SAIC Motor posts decline in both first-half revenue, net profit
China's largest automaker SAIC Motor reported double-digit year-on-year decrease in both first-half revenue and net profit attributable to shareholders amongst a prolonged downturn in China's auto market.
According to the semi-annual report, SAIC Motor's revenue for the first six months slide 19.52% from the previous year to RMB367.916 billion, while its shareholders' net profit slumped 27.49% to RMB13.764 billion.
Excluding the impact of certain no-recurring gains and losses, the first-half net profit still presented a sharp year-over-year decline of 27.61%. Besides, basic earnings per share reached at RMB1.178, versus RMB1.625 for the same period in 2018. 
Saddled with intensified downward pressure in macro economy, more severe supply-demand imbalance caused by the emission standard transformation and new energy vehicle (NEV) subsidy phase-out, the domestic auto market still remained negative from the second half of 2018, said SAIC Motor.
In the first half of 2019, automakers sold 12.365 million vehicles across China, a year-on-year decrease of 11.8%. Of that, PV sales volume shrank 12.9% to 10.162 million units, while CV sales fell 6.7% to 2.202 million units.
Facing the strong headwinds from the cooling market climate, the company is striving to foster new driving forces. During the first two quarters, SAIC Motor sold roughly 82,000 NEVs, achieving a surge of 42% over the prior-year. Sales volumes of vehicles exported and sold in overseas markets grew 11.5% to 145,000 units.
But the remarkable increase in NEV and export businesses still failed to offset the downturn in domestic fuel-burning vehicle sector partially due to the higher base number for the first half of 2018 and the emission standard switch.
The complete vehicle sales volume for the first half were down by 16.6% to 2.937 million units, of which PV and CV sales volume reached 2.538 million units (-17.6%) and 399,000 units (-9.6%) respectively, said SAIC Motor.

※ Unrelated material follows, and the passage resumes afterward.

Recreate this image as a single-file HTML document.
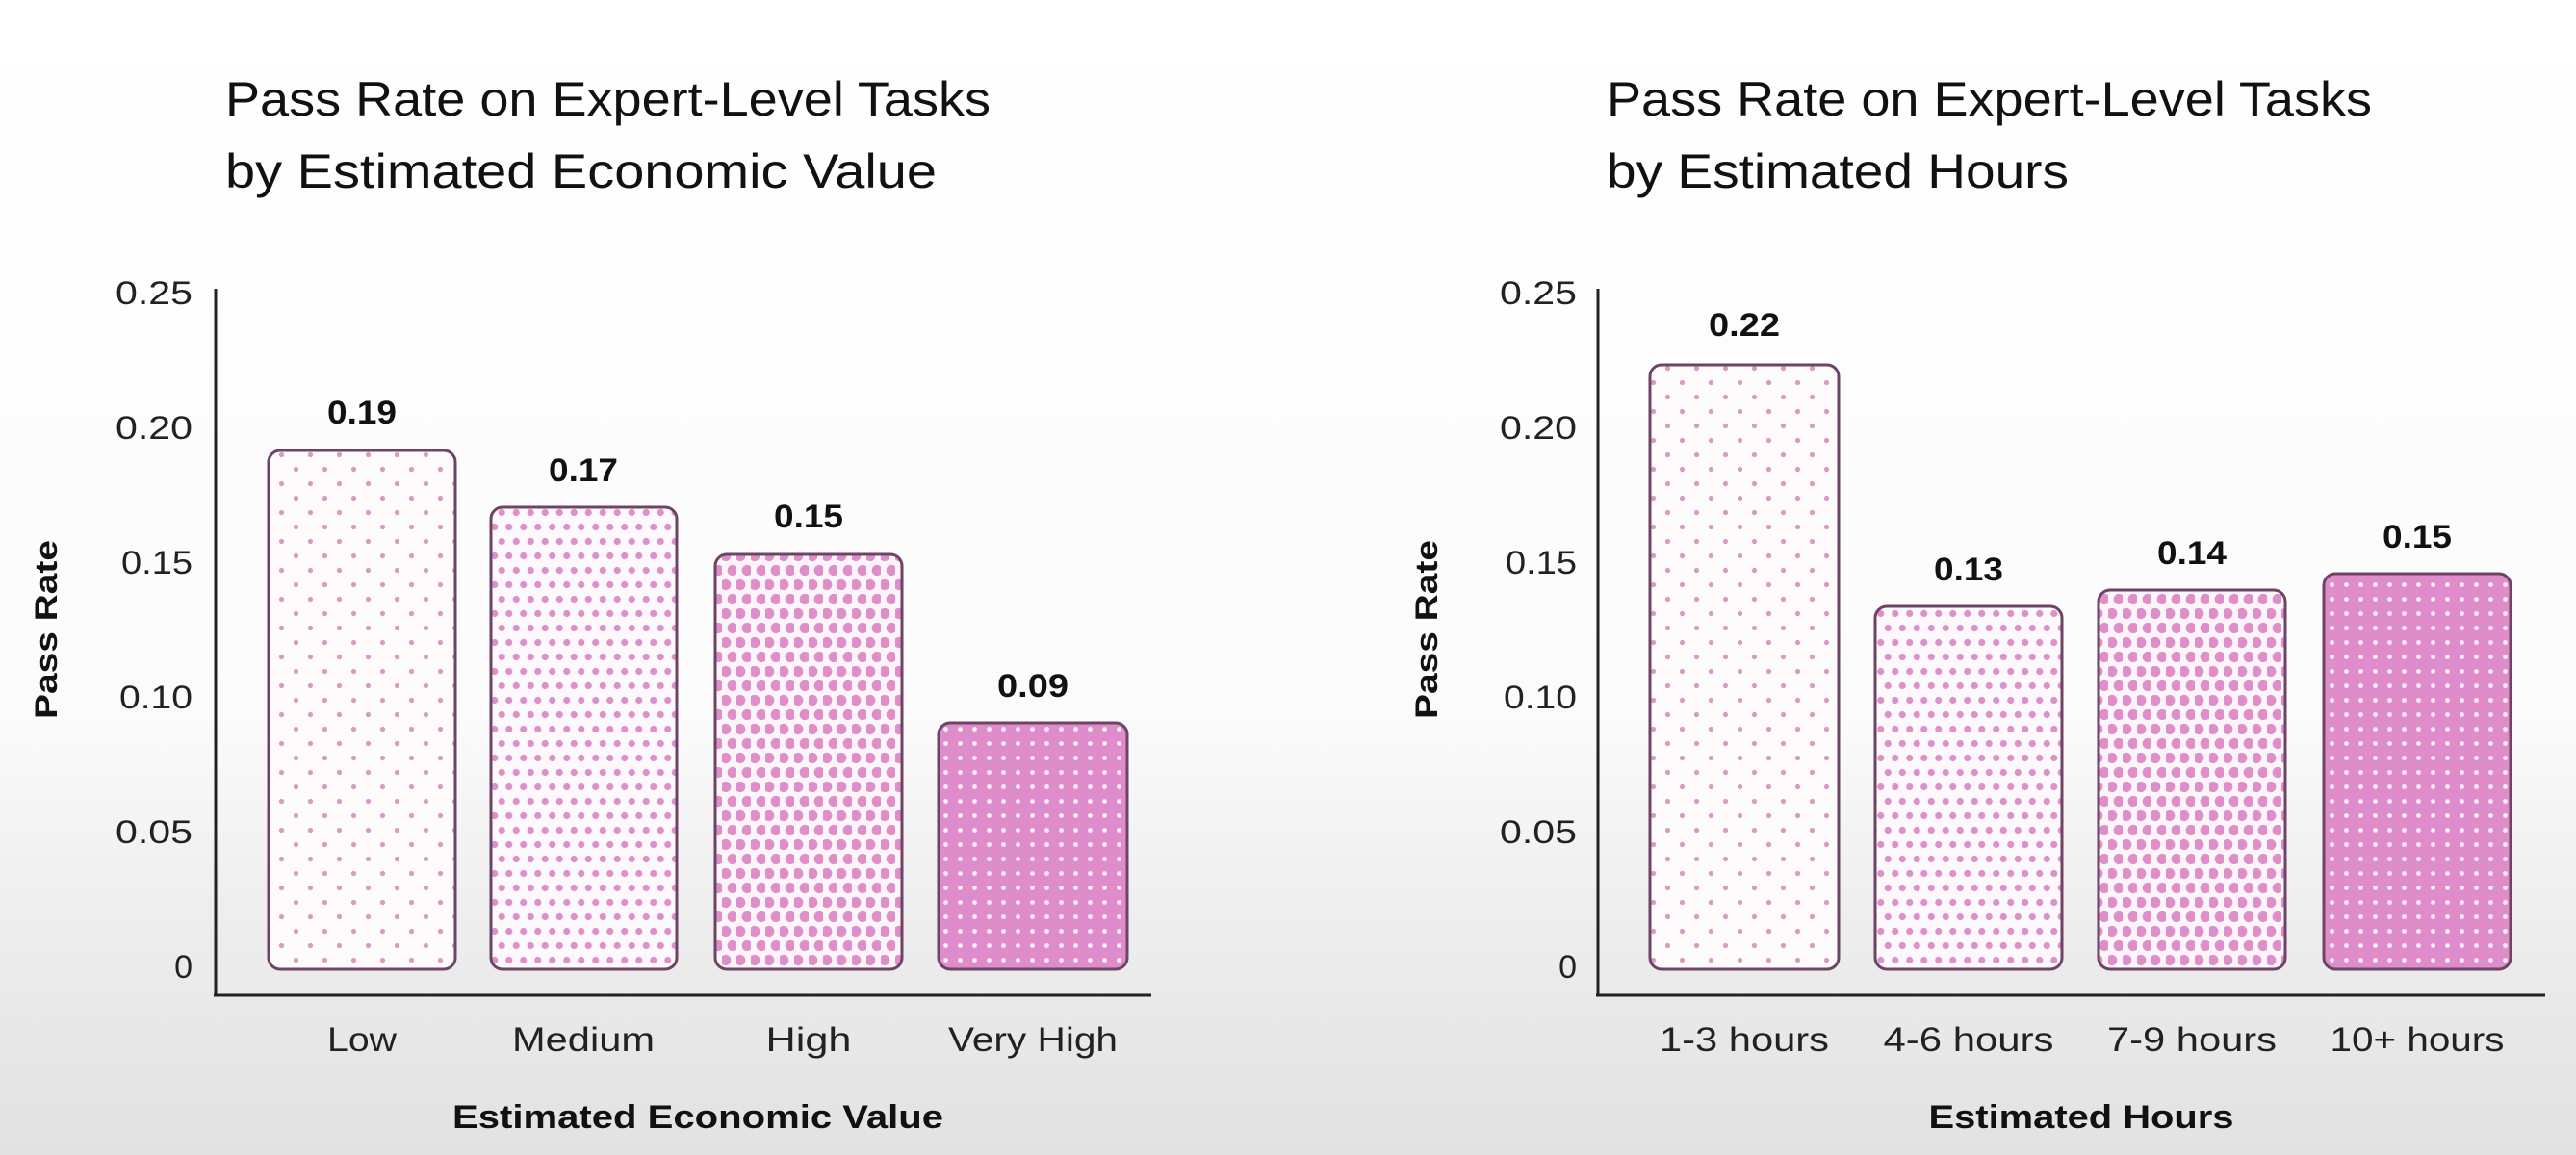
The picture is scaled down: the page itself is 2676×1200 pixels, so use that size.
<!DOCTYPE html>
<html><head><meta charset="utf-8"><style>
html,body{margin:0;padding:0;}
body{width:2676px;height:1200px;overflow:hidden;}
svg{display:block;font-family:"Liberation Sans",sans-serif;}
</style></head><body>
<svg width="2676" height="1200" viewBox="0 0 2676 1200" xmlns="http://www.w3.org/2000/svg">
<defs>
<linearGradient id="bg" x1="0" y1="0" x2="0" y2="1">
<stop offset="0" stop-color="#ffffff"/>
<stop offset="0.62" stop-color="#fbfbfb"/>
<stop offset="0.8" stop-color="#ededed"/>
<stop offset="1" stop-color="#e2e2e2"/>
</linearGradient>
<pattern id="p1" width="30" height="30" patternUnits="userSpaceOnUse">
<rect width="30" height="30" fill="#fdfbfc"/>
<circle cx="7.5" cy="7.5" r="2.6" fill="#d99ac6"/>
<circle cx="22.5" cy="22.5" r="2.6" fill="#d99ac6"/>
</pattern>
<pattern id="p2" width="15" height="30" patternUnits="userSpaceOnUse">
<rect width="15" height="30" fill="#fcf8fb"/>
<circle cx="3.75" cy="7.5" r="3.6" fill="#dc92c9"/>
<circle cx="11.25" cy="22.5" r="3.6" fill="#dc92c9"/>
</pattern>
<pattern id="p3" width="15" height="30" patternUnits="userSpaceOnUse">
<rect width="15" height="30" fill="#fbf4f9"/>
<circle cx="3.75" cy="7.5" r="5.6" fill="#de8fca"/>
<circle cx="11.25" cy="22.5" r="5.6" fill="#de8fca"/>
</pattern>
<pattern id="p4" width="15" height="15" patternUnits="userSpaceOnUse">
<rect width="15" height="15" fill="#df8cca"/>
<circle cx="7.5" cy="7.5" r="2.4" fill="#fbeef7"/>
</pattern>
</defs>
<rect width="2676" height="1200" fill="url(#bg)"/>

<!-- LEFT CHART -->
<text x="234" y="120" font-size="50" fill="#111" textLength="795" lengthAdjust="spacingAndGlyphs">Pass Rate on Expert-Level Tasks</text>
<text x="234" y="195" font-size="50" fill="#111" textLength="739" lengthAdjust="spacingAndGlyphs">by Estimated Economic Value</text>

<g font-size="34" fill="#222" text-anchor="end">
<text x="200" y="316" textLength="80" lengthAdjust="spacingAndGlyphs">0.25</text>
<text x="200" y="456" textLength="80" lengthAdjust="spacingAndGlyphs">0.20</text>
<text x="200" y="596" textLength="74" lengthAdjust="spacingAndGlyphs">0.15</text>
<text x="200" y="736" textLength="76" lengthAdjust="spacingAndGlyphs">0.10</text>
<text x="200" y="876" textLength="80" lengthAdjust="spacingAndGlyphs">0.05</text>
<text x="200" y="1016">0</text>
</g>
<text transform="translate(59,654) rotate(-90)" font-size="32" font-weight="bold" fill="#111" text-anchor="middle" textLength="186" lengthAdjust="spacingAndGlyphs">Pass Rate</text>
<line x1="224" y1="300" x2="224" y2="1035" stroke="#222" stroke-width="3"/>
<line x1="222" y1="1034" x2="1196" y2="1034" stroke="#222" stroke-width="3"/>

<rect x="279" y="468" width="194" height="539" rx="12" fill="url(#p1)" stroke="#6e4466" stroke-width="3"/>
<rect x="510" y="527" width="193" height="480" rx="12" fill="url(#p2)" stroke="#6e4466" stroke-width="3"/>
<rect x="743" y="576" width="194" height="431" rx="12" fill="url(#p3)" stroke="#6e4466" stroke-width="3"/>
<rect x="975" y="751" width="196" height="256" rx="12" fill="url(#p4)" stroke="#6e4466" stroke-width="3"/>

<g font-size="34" font-weight="bold" fill="#111" text-anchor="middle">
<text x="376" y="440" textLength="72" lengthAdjust="spacingAndGlyphs">0.19</text>
<text x="606" y="500" textLength="72" lengthAdjust="spacingAndGlyphs">0.17</text>
<text x="840" y="548" textLength="72" lengthAdjust="spacingAndGlyphs">0.15</text>
<text x="1073" y="724" textLength="74" lengthAdjust="spacingAndGlyphs">0.09</text>
</g>
<g font-size="35" fill="#222" text-anchor="middle">
<text x="376" y="1092" textLength="72" lengthAdjust="spacingAndGlyphs">Low</text>
<text x="606" y="1092" textLength="148" lengthAdjust="spacingAndGlyphs">Medium</text>
<text x="840" y="1092" textLength="89" lengthAdjust="spacingAndGlyphs">High</text>
<text x="1073" y="1092" textLength="176" lengthAdjust="spacingAndGlyphs">Very High</text>
</g>
<text x="725" y="1172" font-size="34" font-weight="bold" fill="#111" text-anchor="middle" textLength="510" lengthAdjust="spacingAndGlyphs">Estimated Economic Value</text>

<!-- RIGHT CHART -->
<text x="1669" y="120" font-size="50" fill="#111" textLength="795" lengthAdjust="spacingAndGlyphs">Pass Rate on Expert-Level Tasks</text>
<text x="1669" y="195" font-size="50" fill="#111" textLength="480" lengthAdjust="spacingAndGlyphs">by Estimated Hours</text>

<g font-size="34" fill="#222" text-anchor="end">
<text x="1638" y="316" textLength="80" lengthAdjust="spacingAndGlyphs">0.25</text>
<text x="1638" y="456" textLength="80" lengthAdjust="spacingAndGlyphs">0.20</text>
<text x="1638" y="596" textLength="74" lengthAdjust="spacingAndGlyphs">0.15</text>
<text x="1638" y="736" textLength="76" lengthAdjust="spacingAndGlyphs">0.10</text>
<text x="1638" y="876" textLength="80" lengthAdjust="spacingAndGlyphs">0.05</text>
<text x="1638" y="1016">0</text>
</g>
<text transform="translate(1493,654) rotate(-90)" font-size="32" font-weight="bold" fill="#111" text-anchor="middle" textLength="186" lengthAdjust="spacingAndGlyphs">Pass Rate</text>
<line x1="1660" y1="300" x2="1660" y2="1035" stroke="#222" stroke-width="3"/>
<line x1="1658" y1="1034" x2="2644" y2="1034" stroke="#222" stroke-width="3"/>

<rect x="1714" y="379" width="196" height="628" rx="12" fill="url(#p1)" stroke="#6e4466" stroke-width="3"/>
<rect x="1948" y="630" width="194" height="377" rx="12" fill="url(#p2)" stroke="#6e4466" stroke-width="3"/>
<rect x="2180" y="613" width="194" height="394" rx="12" fill="url(#p3)" stroke="#6e4466" stroke-width="3"/>
<rect x="2414" y="596" width="194" height="411" rx="12" fill="url(#p4)" stroke="#6e4466" stroke-width="3"/>

<g font-size="34" font-weight="bold" fill="#111" text-anchor="middle">
<text x="1812" y="349" textLength="74" lengthAdjust="spacingAndGlyphs">0.22</text>
<text x="2045" y="603" textLength="72" lengthAdjust="spacingAndGlyphs">0.13</text>
<text x="2277" y="586" textLength="72" lengthAdjust="spacingAndGlyphs">0.14</text>
<text x="2511" y="569" textLength="72" lengthAdjust="spacingAndGlyphs">0.15</text>
</g>
<g font-size="35" fill="#222" text-anchor="middle">
<text x="1812" y="1092" textLength="176" lengthAdjust="spacingAndGlyphs">1-3 hours</text>
<text x="2045" y="1092" textLength="177" lengthAdjust="spacingAndGlyphs">4-6 hours</text>
<text x="2277" y="1092" textLength="176" lengthAdjust="spacingAndGlyphs">7-9 hours</text>
<text x="2511" y="1092" textLength="181" lengthAdjust="spacingAndGlyphs">10+ hours</text>
</g>
<text x="2162" y="1172" font-size="34" font-weight="bold" fill="#111" text-anchor="middle" textLength="317" lengthAdjust="spacingAndGlyphs">Estimated Hours</text>
</svg>
</body></html>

According to the latest financial report, the Shanghai-based auto giant is endeavoring to inspire the domestic market demands by accelerating the clearance of models that meet older Stage Ⅴ standard, increasing inventories of China Ⅵ vehicles, offering discount to internal staff and other measures. Meanwhile, saving cost and improving operation efficiency are also the highlights for SAIC near-term works.